Surface mount resistors are much better, they print the value on the top!
Oddly there is no actual reason for not printing the value on a through-hole resistor, diodes of the same dimensions have the part number printed on them. Its an accident of history I think, and hopefully will die out, its not friendly to the 8% of people without full trichromat vision (and as I said doesn't really work against the blue background of a metal-film resistor especially in artificial light).
Hi @MarkT - I'd agree. I'm color blind (red - green deuteranopia) which does cause problems - distinguishing between say 100 ohms and 1M. It can make a dramatic difference, so where necessary I check with a multimeter.
I bought one of these component testers. It does not replace a DMM, but I find it more convenient for checking resistor and capacitor values. I can no longer trust my eyes. Also good for checking transistor, diode and LEDs.
And of course you will share the listing.
Click on the image, it will take you to the ad.
Fancy.
OK, that is cool. Rechargeable battery and remote decoder are nice upgrades.

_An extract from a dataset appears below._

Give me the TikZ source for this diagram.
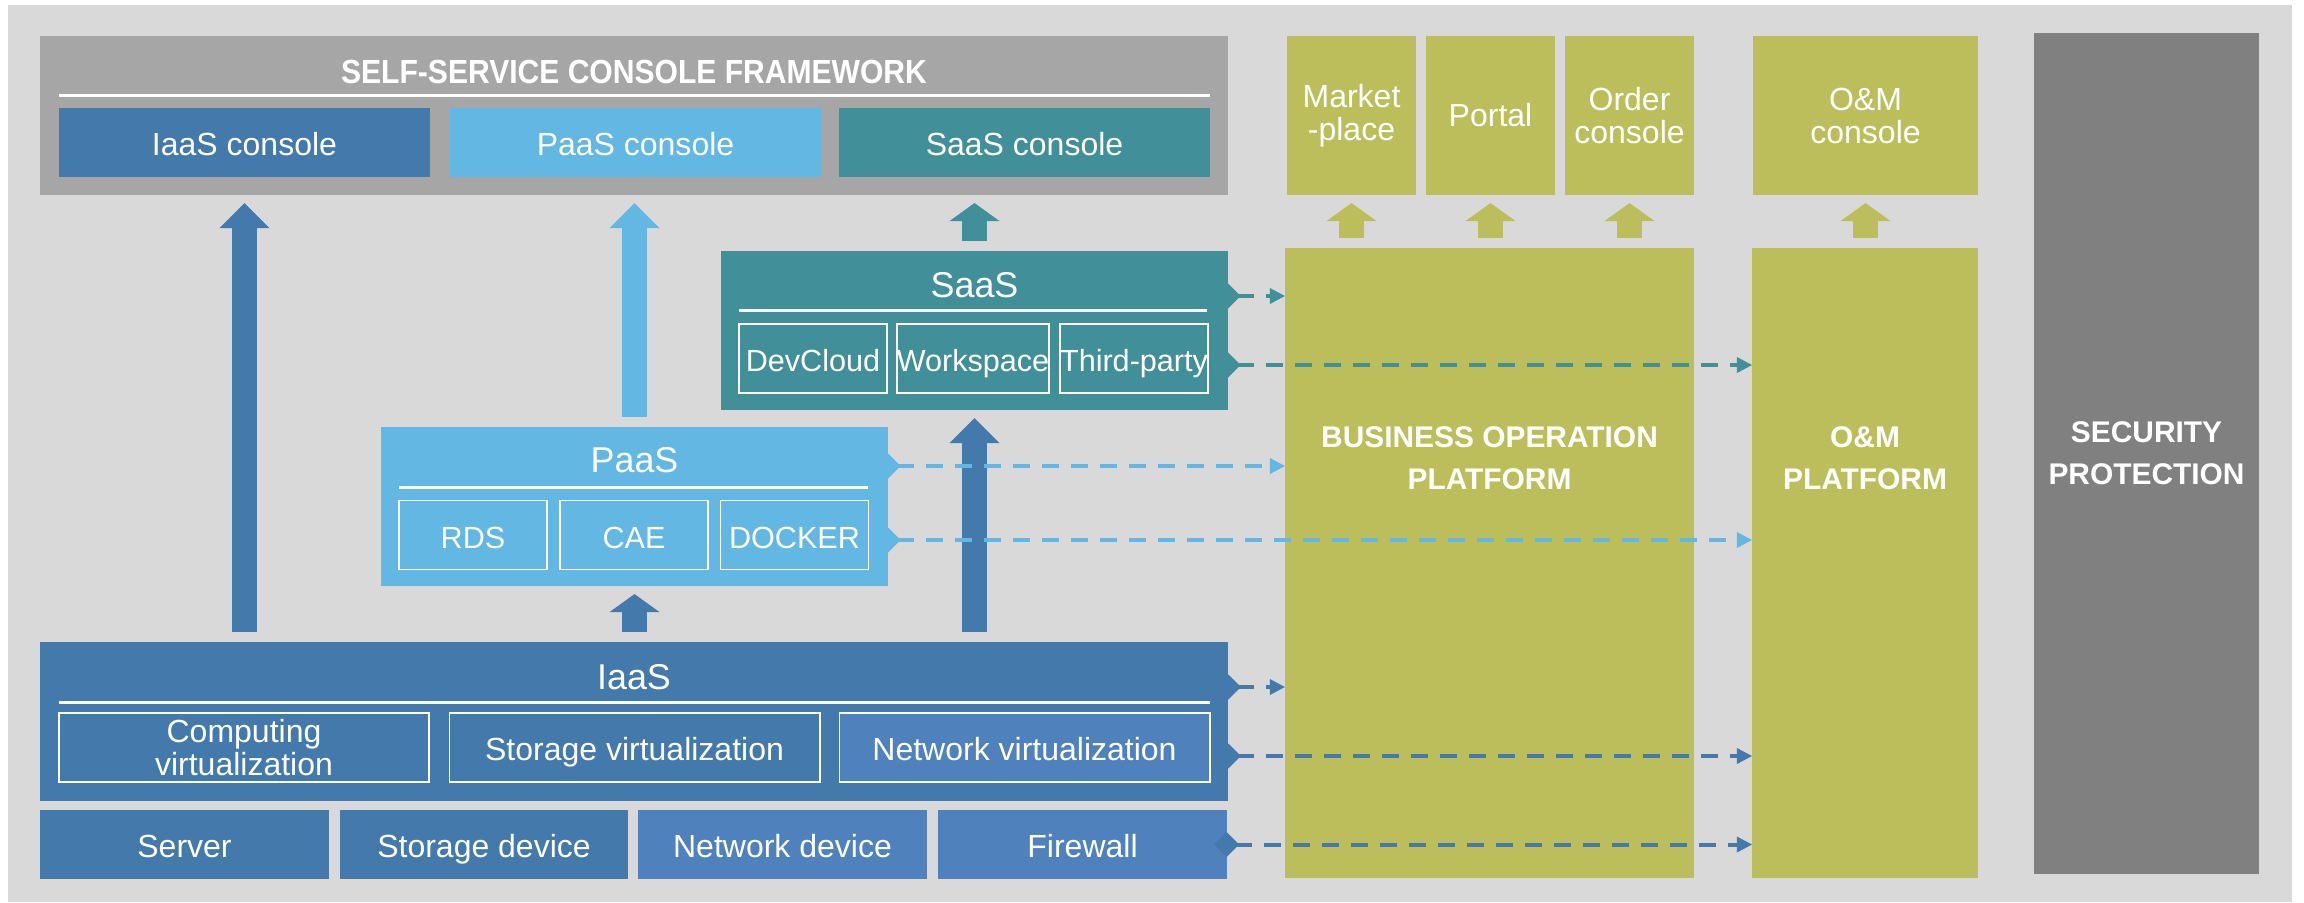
\documentclass[tikz,border=0pt]{standalone}
\usepackage{fontspec}
\setmainfont{Liberation Sans}
\newfontfamily\narrowbold[FakeStretch=0.9]{Liberation Sans}
\usepackage{tikz}
\usetikzlibrary{arrows.meta, positioning, calc}
\definecolor{BgGray}{HTML}{D9D9D9}
\definecolor{FrameGray}{HTML}{A6A6A6}
\definecolor{SecGray}{HTML}{808080}
\definecolor{IaasBlue}{HTML}{4379AB}
\definecolor{PaasBlue}{HTML}{63B7E3}
\definecolor{SaasTeal}{HTML}{418F99}
\definecolor{NetBlue}{HTML}{4F81BD}
\definecolor{Olive}{HTML}{BCBE5C}
\tikzset{
  block/.style={rectangle, inner sep=0pt, outer sep=0pt, text=white, align=center, font=\fontsize{9.1}{9.4}\selectfont},
  fixedline/.style={text height=1.6ex, text depth=0.2ex},
  subbox/.style={rectangle, draw=white, line width=0.018cm, inner sep=0pt, outer sep=0pt, minimum width=1.48cm, minimum height=0.69cm, text=white, align=center, font=\fontsize{8.7}{9.5}\selectfont},
  layertitle/.style={text=white, inner sep=0pt, font=\fontsize{10.2}{12}\selectfont},
  boldlabel/.style={text=white, align=center, inner sep=0pt, font=\fontsize{8.5}{11.95}\selectfont\bfseries},
  uparrow/.style={line width=0.25cm, -{Triangle[length=0.25cm, width=0.5cm, line width=0pt]}, shorten <=0.1cm, shorten >=0.08cm},
  smallup/.style={line width=0.25cm, -{Triangle[length=0.18cm, width=0.5cm, line width=0pt]}, shorten <=0.1cm, shorten >=0.08cm},
  flow/.style={line width=0.04cm, dash pattern=on 0.17cm off 0.12cm, {Diamond[length=0.25cm, width=0.25cm, line width=0pt]}-{Triangle[length=0.15cm, width=0.16cm, line width=0pt]}, shorten <=-0.125cm}
}
\begin{document}
\begin{tikzpicture}[x=0.01cm, y=-0.01cm]
  \useasboundingbox (0,0) rectangle (2304,902);
  \fill[BgGray] (8,5) rectangle (2292,902);

  % Console framework
  \node[block, fill=FrameGray, minimum width=11.88cm, minimum height=1.59cm] (frame) at (634,115.5) {};
  \node[text=white, inner sep=0pt, font=\narrowbold\bfseries\fontsize{9.5}{11}\selectfont] (frametitle) at (634,72) {SELF-SERVICE CONSOLE FRAMEWORK};
  \draw[white, line width=0.03cm] (59,95) -- (1210,95);
  \foreach \name/\x/\col/\txt in {iaascon/244.5/IaasBlue/IaaS, paascon/635.5/PaasBlue/PaaS, saascon/1024.5/SaasTeal/SaaS}
    \node[block, fixedline, fill=\col, minimum width=3.71cm, minimum height=0.69cm] (\name) at (\x,142.5) {\txt{} console};

  % SaaS layer
  \node[block, fill=SaasTeal, minimum width=5.07cm, minimum height=1.59cm] (saas) at (974.5,330.5) {};
  \node[layertitle] (saastitle) at (974.5,285) {SaaS};
  \draw[white, line width=0.03cm] (739,310) -- (1207,310);
  \foreach \name/\x/\txt in {devcloud/813/DevCloud, workspace/973/Workspace, thirdparty/1134/Third-party}
    \node[subbox, fixedline] (\name) at (\x,358.5) {\txt};

  % PaaS layer
  \node[block, fill=PaasBlue, minimum width=5.07cm, minimum height=1.59cm] (paas) at (634.5,506.5) {};
  \node[layertitle] (paastitle) at (634.5,460) {PaaS};
  \draw[white, line width=0.03cm] (399,487) -- (868,487);
  \foreach \name/\x/\txt in {rds/473/RDS, cae/634/CAE, docker/794.5/DOCKER}
    \node[subbox, fixedline] (\name) at (\x,535) {\txt};

  % IaaS layer
  \node[block, fill=IaasBlue, minimum width=11.88cm, minimum height=1.59cm] (iaas) at (634,721.5) {};
  \node[layertitle] (iaastitle) at (634,677) {IaaS};
  \draw[white, line width=0.03cm] (59,702) -- (1210,702);
  \node[subbox, minimum width=3.70cm, font=\fontsize{9.1}{9.5}\selectfont] (compvirt) at (244,747.5) {Computing\\virtualization};
  \node[subbox, fixedline, minimum width=3.70cm, font=\fontsize{9.1}{9.5}\selectfont] (storvirt) at (634.5,747.5) {Storage virtualization};
  \node[subbox, fixedline, minimum width=3.70cm, fill=NetBlue, font=\fontsize{9.1}{9.5}\selectfont] (netvirt) at (1024.5,747.5) {Network virtualization};

  % Hardware
  \foreach \name/\x/\col/\txt in {server/184.5/IaasBlue/Server, stordev/484/IaasBlue/Storage device, netdev/782.5/NetBlue/Network device, firewall/1082.5/NetBlue/Firewall}
    \node[block, fixedline, fill=\col, minimum width=2.88cm, minimum height=0.69cm] (\name) at (\x,844.5) {\txt};

  % Operation side
  \foreach \name/\x/\txt in {market/1351.5/Market\\-place, portal/1490.5/Portal, order/1629.5/Order\\console}
    \node[block, fill=Olive, minimum width=1.29cm, minimum height=1.59cm] (\name) at (\x,115.5) {\txt};
  \node[block, fill=Olive, minimum width=2.25cm, minimum height=1.59cm] (omcon) at (1865.5,115.5) {O\&M\\console};
  \node[block, fill=Olive, minimum width=4.09cm, minimum height=6.30cm] (bop) at (1489.5,563) {};
  \node[boldlabel] (boplabel) at (1489.5,458) {BUSINESS OPERATION\\PLATFORM};
  \node[block, fill=Olive, minimum width=2.26cm, minimum height=6.30cm] (omplat) at (1865,563) {};
  \node[boldlabel] (omlabel) at (1865,458) {O\&M\\PLATFORM};
  \node[block, fill=SecGray, minimum width=2.25cm, minimum height=8.41cm] (security) at (2146.5,453.5) {};
  \node[boldlabel] (seclabel) at (2146.5,453.5) {SECURITY\\PROTECTION};

  % Up arrows
  \draw[uparrow, IaasBlue] (iaas.north -| iaascon.south) -- (iaascon |- frame.south);
  \draw[uparrow, PaasBlue] (paas.north) -- (paas.north |- frame.south);
  \draw[smallup, SaasTeal] (saas.north) -- (saas.north |- frame.south);
  \draw[smallup, IaasBlue] (iaas.north -| paas.south) -- (paas.south);
  \draw[uparrow, IaasBlue] (iaas.north -| saas.south) -- (saas.south);
  \foreach \name in {market, portal, order}
    \draw[smallup, Olive] (bop.north -| \name.south) -- (\name.south);
  \draw[smallup, Olive] (omplat.north -| omcon.south) -- (omcon.south);

  % Dashed flows
  \foreach \src/\dst/\y/\col in {saas/bop/296/SaasTeal, saas/omplat/365/SaasTeal, paas/bop/466/PaasBlue, paas/omplat/540/PaasBlue, iaas/bop/687/IaasBlue, iaas/omplat/756/IaasBlue, firewall/omplat/844.5/IaasBlue}
    \draw[flow, \col] (\src.east |- 0,\y) -- (\dst.west |- 0,\y);
\end{tikzpicture}
\end{document}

Might just order one and pass my old one to my son.
Of course.
But not the flipping German version you linked for some unknown reason! You then have to reset the language or you are forever stuck in German when you navigate. ![]()
But I have had to learn how to do it. This "new" forum works in cryptic ways! ![]()
You pay for fast delivery. ![]()
I agree however, I think the machines have been paid off many years ago. No reason to purchase new machines to print on the resistors.
Mil-Spec resistors have had printed values and ratings for > 30 Year.